Trail Tales || Four Seasons, One Day




It’s hard to plan ahead when you’re not sure if it will snow.

Or shine.

Or rain.

Or hail.

Even harder when its all of the above in the space of an hour.


Take Thursday, for example. The sun shone like a Mediterranean morning as we knocked on doors in Maryburgh. Although it was mid-week, we had some good conversations with people on the doorstep.

Knocking on doors appeals to some people more than others. Perhaps more than ever there are various other groups and organisations which knock on doors. And so, residents are tired and wary of strangers on the doorstep.

Yet, on the flip side this is where we really learn what issues are bothering people. I don’t think politicians should expect the electorate to engage or to approach them.
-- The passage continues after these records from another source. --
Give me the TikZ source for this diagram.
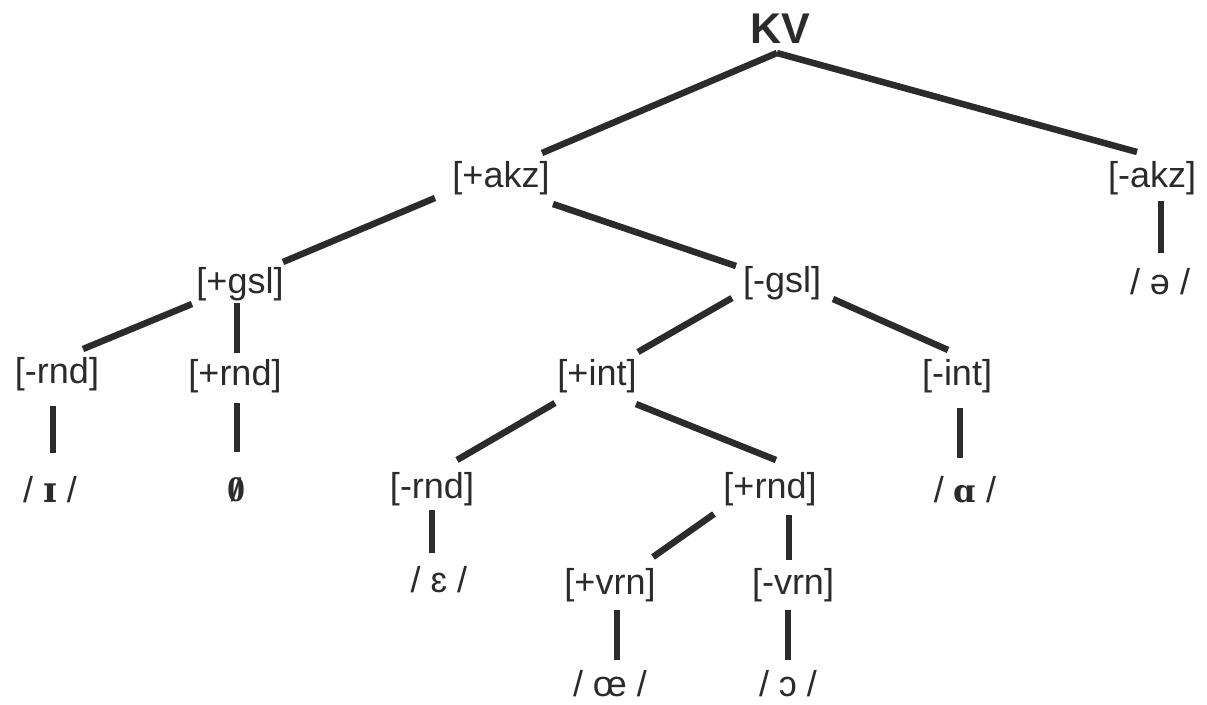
\documentclass[tikz,border=0pt]{standalone}
\usepackage{fontspec}
\setmainfont{Liberation Sans}
\newfontfamily\ipab{DejaVu Serif}
\newfontfamily\ipaser{Liberation Serif}
\definecolor{ink}{HTML}{2B2B2B}
\newcommand\slashzero{{\ipaser\bfseries\ooalign{0\cr\hidewidth/\hidewidth}}}
\begin{document}
\begin{tikzpicture}[x=1pt,y=-1pt,
  lbl/.style={text=ink, font=\fontsize{36}{40}\selectfont, inner sep=0pt, anchor=center},
  root/.style={text=ink, font=\fontsize{43}{48}\selectfont\bfseries, inner sep=0pt, anchor=center},
  edge/.style={draw=ink, line width=6.5pt, line cap=butt}]
\useasboundingbox (0,0) rectangle (1207,704);
% nodes
\node[root] (kv) at (780,29) {KV};
\node[lbl] (akzp) at (501,178) {[+akz]};
\node[lbl] (akzm) at (1152,178) {[-akz]};
\node[lbl] (gslp) at (240,284) {[+gsl]};
\node[lbl] (gslm) at (782,283) {[-gsl]};
\node[lbl] (rndA) at (57,374) {[-rnd]};
\node[lbl] (rndB) at (235,376) {[+rnd]};
\node[lbl] (intp) at (597,376) {[+int]};
\node[lbl] (intm) at (957,376) {[-int]};
\node[lbl] (ipaI) at (50,490) {/ {\ipab\bfseries ɪ} /};
\node[lbl] (null) at (236,490) {\slashzero};
\node[lbl] (rndC) at (432,489) {[-rnd]};
\node[lbl] (rndD) at (770,489) {[+rnd]};
\node[lbl] (ipaA) at (965,490) {/ {\ipab\bfseries\fontsize{32}{36}\selectfont ɑ} /};
\node[lbl] (ipaE) at (439,580) {/ ɛ /};
\node[lbl] (vrnp) at (610,585) {[+vrn]};
\node[lbl] (vrnm) at (793,585) {[-vrn]};
\node[lbl] (ipaOE) at (610,684) {/ œ /};
\node[lbl] (ipaO) at (788,684) {/ ɔ /};
\node[lbl] (ipaS) at (1160,282) {/ ə /};
% connector end points
\coordinate (kvB) at (777,53);
\coordinate (akzpN) at (542,153);
\coordinate (akzmN) at (1137,152);
\coordinate (akzpL) at (435,198);
\coordinate (gslpN) at (283,262);
\coordinate (akzpR) at (553,204);
\coordinate (gslmN) at (736,266);
\coordinate (akzmS) at (1161,201);
\coordinate (ipaSN) at (1161,253);
\coordinate (gslpL) at (192,304);
\coordinate (rndAN) at (83,349);
\coordinate (gslpS) at (237,303);
\coordinate (rndBN) at (237,353);
\coordinate (gslmL) at (732,298);
\coordinate (intpN) at (638,352);
\coordinate (gslmR) at (833,299);
\coordinate (intmN) at (948,350);
\coordinate (rndAS) at (53,406);
\coordinate (ipaIN) at (53,453);
\coordinate (rndBS) at (237,403);
\coordinate (nullN) at (237,452);
\coordinate (intpL) at (555,403);
\coordinate (rndCN) at (457,460);
\coordinate (intpR) at (636,404);
\coordinate (rndDN) at (776,460);
\coordinate (intmS) at (960,408);
\coordinate (ipaAN) at (960,458);
\coordinate (rndCS) at (432,510);
\coordinate (ipaEN) at (432,553);
\coordinate (rndDL) at (714,514);
\coordinate (vrnpN) at (653,557);
\coordinate (rndDS) at (789,515);
\coordinate (vrnmN) at (789,560);
\coordinate (vrnpS) at (617,610);
\coordinate (ipaOEN) at (617,660);
\coordinate (vrnmS) at (788,610);
\coordinate (ipaON) at (788,660);
% connectors
\draw[edge] (kvB) -- (akzpN);
\draw[edge] (kvB) -- (akzmN);
\draw[edge] (akzpL) -- (gslpN);
\draw[edge] (akzpR) -- (gslmN);
\draw[edge] (akzmS) -- (ipaSN);
\draw[edge] (gslpL) -- (rndAN);
\draw[edge] (gslpS) -- (rndBN);
\draw[edge] (gslmL) -- (intpN);
\draw[edge] (gslmR) -- (intmN);
\draw[edge] (rndAS) -- (ipaIN);
\draw[edge] (rndBS) -- (nullN);
\draw[edge] (intpL) -- (rndCN);
\draw[edge] (intpR) -- (rndDN);
\draw[edge] (intmS) -- (ipaAN);
\draw[edge] (rndCS) -- (ipaEN);
\draw[edge] (rndDL) -- (vrnpN);
\draw[edge] (rndDS) -- (vrnmN);
\draw[edge] (vrnpS) -- (ipaOEN);
\draw[edge] (vrnmS) -- (ipaON);
\end{tikzpicture}
\end{document}
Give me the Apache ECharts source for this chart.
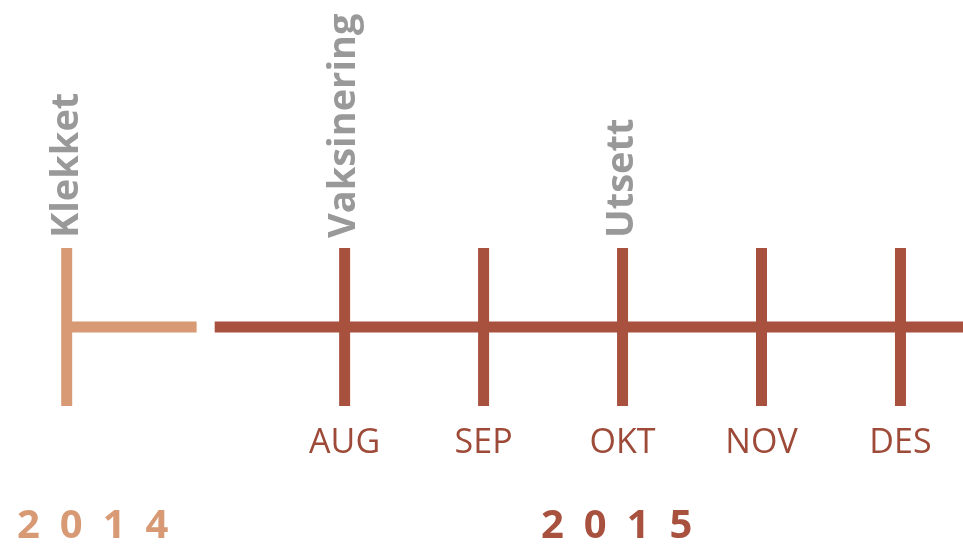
<!DOCTYPE html>
<html>
<head>
<meta charset="utf-8">
<script src="https://cdn.jsdelivr.net/npm/echarts@6/dist/echarts.min.js"></script>
<style>
  html, body { margin: 0; padding: 0; background: #fff; }
  #chart { width: 963px; height: 546px; }
</style>
</head>
<body>
<div id="chart"></div>
<script>
// month positions on the time axis (Jun = 6 ... Des = 12)
const months = ['AUG', 'SEP', 'OKT', 'NOV', 'DES'];
const monthPos = [8, 9, 10, 11, 12];
const events = ['Klekket', 'Vaksinering', 'Utsett'];
const eventPos = [6, 8, 10];
const years = ['2014', '2015'];
// the two pieces of the base line (2014 part, 2015 part)
const seg2014 = [6, 6.935];
const seg2015 = [7.065, 12.45];

const light = '#d89a74';
const dark = '#a8513f';
const grey = '#808080';

const chart = echarts.init(document.getElementById('chart'));

const series = [];
series.push({
  type: 'line', data: seg2014.map(x => [x, 0]), symbol: 'none',
  lineStyle: { color: light, width: 11, cap: 'butt' }, silent: true
});
series.push({
  type: 'line', data: seg2015.map(x => [x, 0]), symbol: 'none',
  lineStyle: { color: dark, width: 11, cap: 'butt' }, silent: true
});
// vertical ticks
const ticks = [6].concat(monthPos);
ticks.forEach(x => {
  series.push({
    type: 'line', data: [[x, -1], [x, 1]], symbol: 'none',
    lineStyle: { color: x < 7 ? light : dark, width: 11, cap: 'butt' }, silent: true
  });
});
// event labels
series.push({
  type: 'scatter', symbolSize: 0, silent: true,
  data: eventPos.map((x, i) => ({ value: [x, 1], name: events[i] })),
  label: {
    show: true, position: 'top', distance: 10, rotate: 90,
    align: 'left', verticalAlign: 'middle',
    formatter: p => p.name,
    color: grey, fontFamily: 'Open Sans', fontWeight: 'bold', fontSize: 38
  }
});

const yearText = y => y.split('').join('\u2002');

chart.setOption({
  animation: false,
  grid: { left: 0, right: 0, top: 248, bottom: 140 },
  xAxis: {
    type: 'value', min: 5.52, max: 12.45,
    axisLine: { show: false }, axisTick: { show: false }, splitLine: { show: false },
    axisLabel: {
      customValues: monthPos,
      formatter: v => months[monthPos.indexOf(v)] || '',
      margin: 20, color: '#9e4a38', fontFamily: 'Open Sans', fontSize: 34
    }
  },
  yAxis: { type: 'value', min: -1, max: 1, show: false },
  graphic: [
    { type: 'text', left: 17, top: 507,
      style: { text: yearText(years[0]), fill: light, font: 'bold 40px "Open Sans"' } },
    { type: 'text', left: 541, top: 507,
      style: { text: yearText(years[1]), fill: dark, font: 'bold 40px "Open Sans"' } }
  ],
  series: series
});
</script>
</body>
</html>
Instead, we need to get out there and talk to people.

 And of course, I’m building up a bank of embarrassing stories too.
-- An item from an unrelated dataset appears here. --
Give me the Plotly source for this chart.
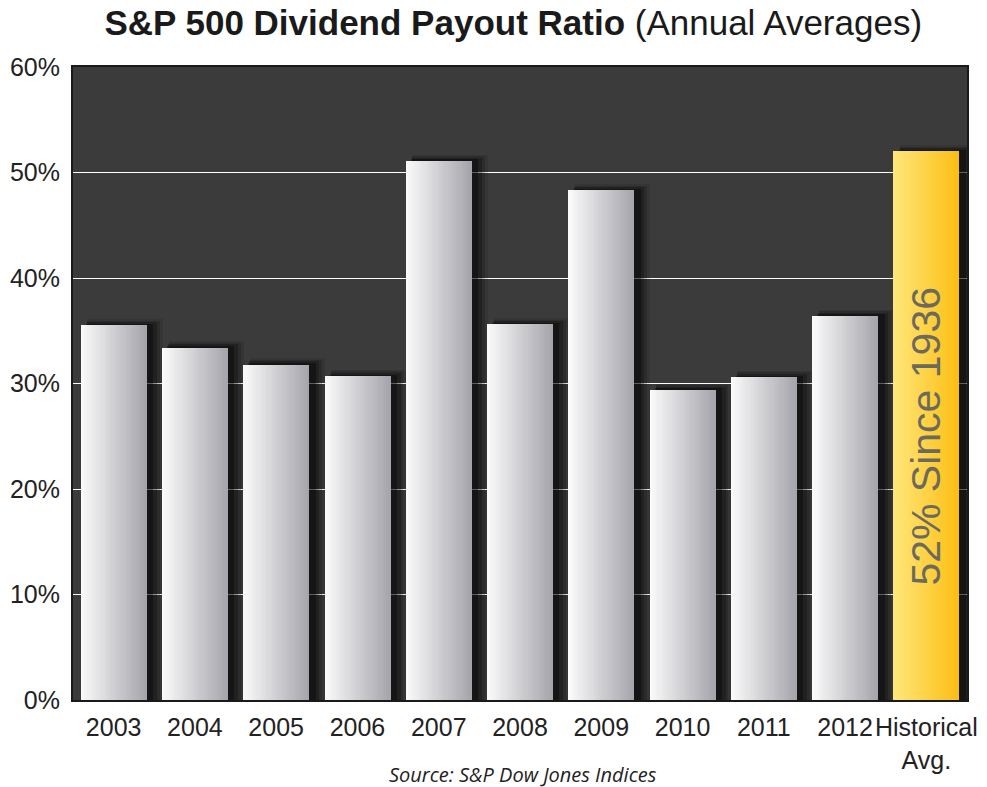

Like that house in Fortrose on Friday, where I introduced myself at 9am with,

‘Good afternoon, I’m Kate Forbes….’

Or, the house further down the street, which was decidedly anti-SNP. The dog didn’t share his master’s politics and bounded up to say hello. In so doing, he knocked several hundred leaflets out of my hand and all over the gentleman’s front door step. Funny how a second can feel as long as a minute when one is scrambling to pick up leaflets under close scrutiny.


In the afternoon, the wintry sun shone on Muir of Ord. I particularly enjoy meeting those who will be voting for the first time, 16 and 17 year olds. I met a 6th Year girl at one home, who happily chatted about her ambitions after school.
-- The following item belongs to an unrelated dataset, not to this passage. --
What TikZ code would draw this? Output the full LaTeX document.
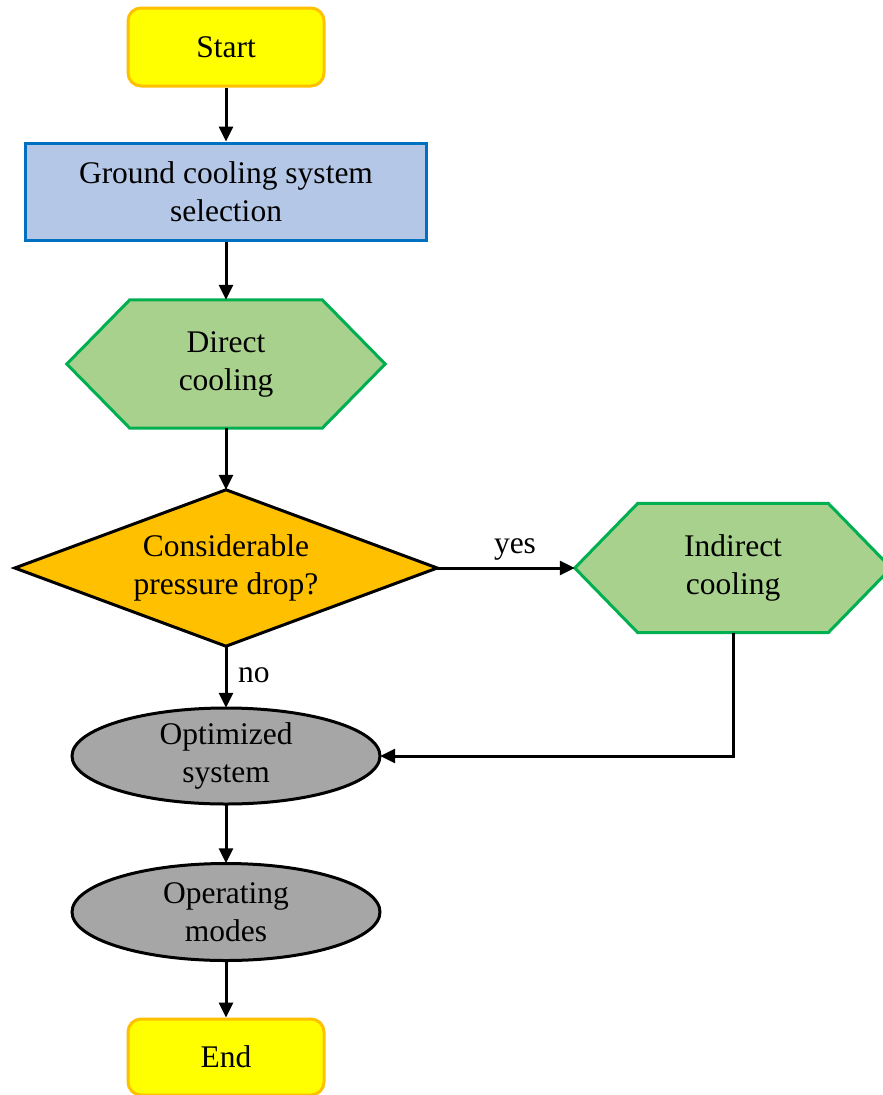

Ambition and imagination will move the Highlands forward.

We have so many talented and creative people. How do we enable them to realise their dreams at home? 

I think it is about creating opportunities and freeing up resources like land and funding.


Well, we need to create opportunities so that young people can enter a career and a profession. This can be a college or university course, an apprenticeship or even just an entry-level position.

A shortage of land means that house prices are too high for younger Highlands to buy or rent a home and stay here. And so they leave.

Can you believe it?

A shortage of land in the Highlands! Surely land is one commodity we’re most certainly not short of! That – and water.

Land prices can more than double the cost of homes. 

Providing the right kind of funding can give imaginative Highlanders the kick-start they need to turn ideas into reality. Not subsidising poor business plans or sustaining a business that is economically unviable. No, this is about a helping hand over the rocks to the white beach and the blue sea beyond where businesses can walk unaided.

This very week, I’ve launched a campaign to tackle the significantly higher gender gap in the Highlands. You can read my open letter to businesses here and the short piece in the National here.

Our businesses make such a valuable contribution to the economic and cultural life of communities.

And great progress has been made in recent years to increase women’s employment in Scotland. The employment gap between the number of men and women in rural areas is 8.2 per cent, compared to an average gap of 6.2 per cent across Scotland. In the Highland Council area it’s even higher, at 13.3 per cent.

The only way we’ll tackle this is by working together as a community to create opportunities, particularly for young women, to work and advance their career in rural communities. This means doing everything we can to break down the barriers that so often prevent women from working in certain professions or from taking up leadership positions.

I’ll never advocate employing somebody solely on the basis of gender, rather than talent.

But I do know that making small changes, like flexible working or working from home can make all the difference to somebody’s career.

On Friday afternoon, we hand-delivered hand-written letters to every home in Cromarty regarding the Cromarty Firth Port Authority’s proposal for ship-to-ship oil transfer.


The vast majority of local residents are strongly opposed to the proposal, and so am I.

This isn’t about the concept of ship-to-ship transfers.

I understand that they take place regularly elsewhere and there are very few spills. But this proposal is just not robust enough to mitigate concerns.

There are still many outstanding questions on how the Port Authority intends to address these concerns. Until all such questions are answered, and the Port Authority can demonstrate that the marine environment is not under threat, I cannot support this proposal.

We finished off Saturday afternoon by chatting to Ross County fans as they made their way to the Global Energy Stadium in Dingwall. Nintey minutes later, County saw off visiting Hamilton 2-1 in the Scottish Premiere League.